Megatron waved his servo with a roll of his optics, urging the medic to get on with the more pressing topic.
"Specifically in the case of Menasor," Hook continued, "it seems to get an inordinate amount of enjoyment from hurting things."
"Well, at least there's something good in it," Megatron said, clearly unimpressed with the issue.
"My Lord, the problem is that I don’t think Menasor understands it’s causing pain," Hook urged, "and I fear it might have to do with the, uh…rather miraculous origins of the Stunticons."

 

As if creating the Stunticons from Earth vehicles, practically non-sentient dolls if you were to think of it that way, wasn’t hard enough to believe, Megatron having basically shouted their mythical creator-supercomputer into giving minds to the constructs was even more outrageous.
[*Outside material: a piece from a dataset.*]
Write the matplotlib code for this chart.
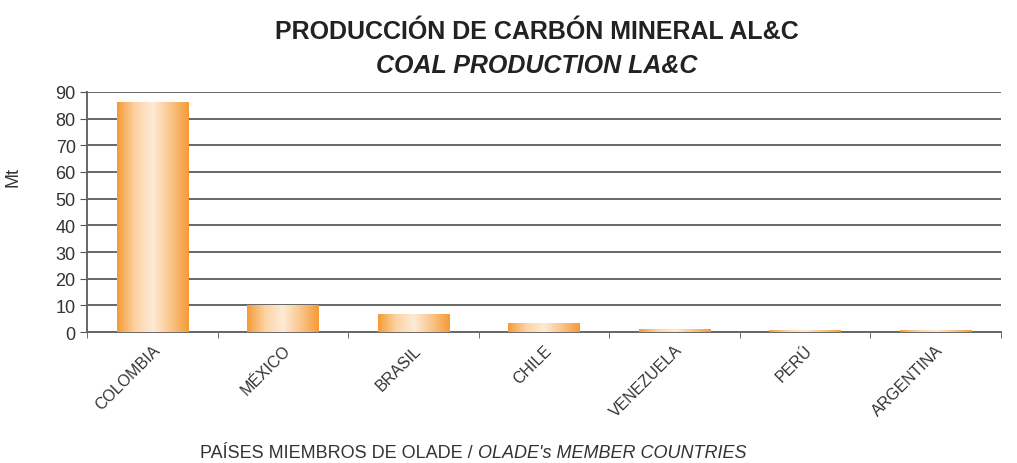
import numpy as np
import matplotlib.pyplot as plt
from matplotlib.colors import LinearSegmentedColormap

paises = ['COLOMBIA', 'MÉXICO', 'BRASIL', 'CHILE', 'VENEZUELA', 'PERÚ', 'ARGENTINA']
produccion = [85.9, 10.1, 6.7, 3.2, 1.0, 0.5, 0.4]
yticks = list(range(0, 91, 10))

plt.rcParams['font.family'] = ['Liberation Sans', 'DejaVu Sans']

fig = plt.figure(figsize=(10.17, 4.64), dpi=100)
ax = fig.add_axes([0.086, 0.282, 0.898, 0.518])

# gradient: orange edge -> light centre -> orange edge
cmap = LinearSegmentedColormap.from_list('naranja', ['#F59A35', '#FCD3A3', '#FDEBD6', '#FAC58A', '#F59A35'])
grad = np.linspace(0, 1, 256).reshape(1, -1)
ancho = 0.55
x = np.arange(len(paises))
for xi, v in zip(x, produccion):
    ax.imshow(grad, cmap=cmap, aspect='auto', extent=[xi - ancho / 2, xi + ancho / 2, 0, v], zorder=3)

ax.set_xlim(-0.5, len(paises) - 0.5)
ax.set_ylim(0, 90)
ax.set_yticks(yticks)
ax.set_xticks(x)
ax.set_xticks(np.arange(-0.5, len(paises), 1), minor=True)
ax.set_xticklabels(paises, rotation=45, ha='right', rotation_mode='anchor', fontsize=11.5, color='#333333')
ax.tick_params(axis='x', which='major', length=0, pad=7)
ax.tick_params(axis='x', which='minor', length=4, color='#555555')
ax.tick_params(axis='y', labelsize=13, length=5, color='#555555', labelcolor='#333333')
ax.yaxis.grid(True, color='#666666', linewidth=1.4, zorder=0)
ax.set_axisbelow(True)
for s in ['top', 'right']:
    ax.spines[s].set_visible(False)
ax.spines['left'].set_color('#666666')
ax.spines['bottom'].set_color('#666666')
ax.spines['left'].set_linewidth(1.4)
ax.spines['bottom'].set_linewidth(1.4)

ax.set_ylabel('Mt', fontsize=13, color='#333333')
ax.yaxis.set_label_coords(-0.072, 0.65)

fig.text(0.528, 0.932, 'PRODUCCIÓN DE CARBÓN MINERAL AL&C', ha='center', va='center',
         fontsize=18, fontweight='bold', color='#222222')
fig.text(0.528, 0.857, 'COAL PRODUCTION LA&C', ha='center', va='center',
         fontsize=18, fontweight='bold', style='italic', color='#222222')

fig.text(0.47, 0.005, 'PAÍSES MIEMBROS DE OLADE / ', ha='right', va='bottom', fontsize=13, color='#333333')
fig.text(0.47, 0.005, "OLADE's MEMBER COUNTRIES", ha='left', va='bottom', fontsize=13,
         style='italic', color='#333333')

fig.savefig('out.png', dpi=100)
Furthermore, since the mechs who witnessed this were few, rumors and theories had run rampant.


Privately, Hook believed that Megatron had made a badly thought out decision when he’d more or less told Vector Sigma to make the Stunticons the opposite of Autobots, thinking it'd be a shorthand for making them the perfect Decepticons.

 

But the opposite of an Autobot wasn't a Decepticon, not really, Hook thought; it was easy to forget in the millions-of-years-spanning war, but for the most part, both sides had been forged much the same. When it came to ethics, upon onlining they had all been programmed with an understanding of cause and effect, of consequences. True, the Decepticons these days sported many more sick fraggers and cruelty was more common than among Autobots, but such things weren't exclusive to either side. Besides, these were largely learned responses from millennia of being rewarded for certain behavior. Even the worst sadist was a sadist precisely because they understood they were causing pain.
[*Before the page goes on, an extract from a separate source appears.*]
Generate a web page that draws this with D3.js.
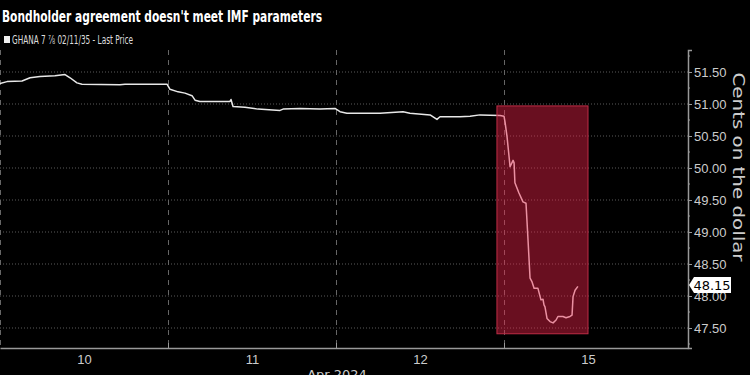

What Hook had found when going through Menasor’s programming, however, was a gaping emptiness where many of the preprogrammed protocols of an adult mech should be.

 

Menasor wasn't an efficient fighter because it liked hurting others, it was efficient because it lacked the ability to comprehend anything except what it felt. If you bothered Menasor, it hurt you to make you go away. If you being in pain amused it, it hurt you more to amuse itself. The pain others felt was a side-note that didn’t even register in its processor.

 

Some Decepticons thought this should be blamed on the Earth materials somehow responding to the fleshlings that were in constant contact with them, which Hook felt was too preposterously spiritual to even consider. He favored the perhaps the more likely option: it being a subtle ‘frag you’ from Vector Sigma. ‘Oh so you want mechs that hate everything positive in our race? Well here, have a bunch of impossible to work with fragholes with personality glitches that shouldn't even be possible outside organic species.’

 

"In summary, it's likely that Menasor will have to be…taught…to understand the things that everyone else has been preprogrammed with, since the combiner is clearly not meshing with the knowledge of its components. And supplanting its missing coding by copying Devastator’s would require specialized knowledge that's frankly impossible to find anymore,” Hook said, ending his analysis.
Megatron thought for a while. "How would one even begin to do that?” he asked, "and more importantly, if you succeed, can you guarantee that Menasor will stay as ruthless to our enemies as it is now?"
"I don't know," Hook had to admit. "But if we don't do something, the issues Menasor is exhibiting now risk becoming exponentially worse as time goes on."
"If the problems of the combiner and its components exacerbate each other," he continued, "by the end of the war, we might have something uncontrollable in our servos."

 

"By the end of the war," Megatron contemplated, "they will not be needed anymore."
"…..I understand, Lord Megatron," Hook mumbled, and with a stiff nod, left to return to his medbay.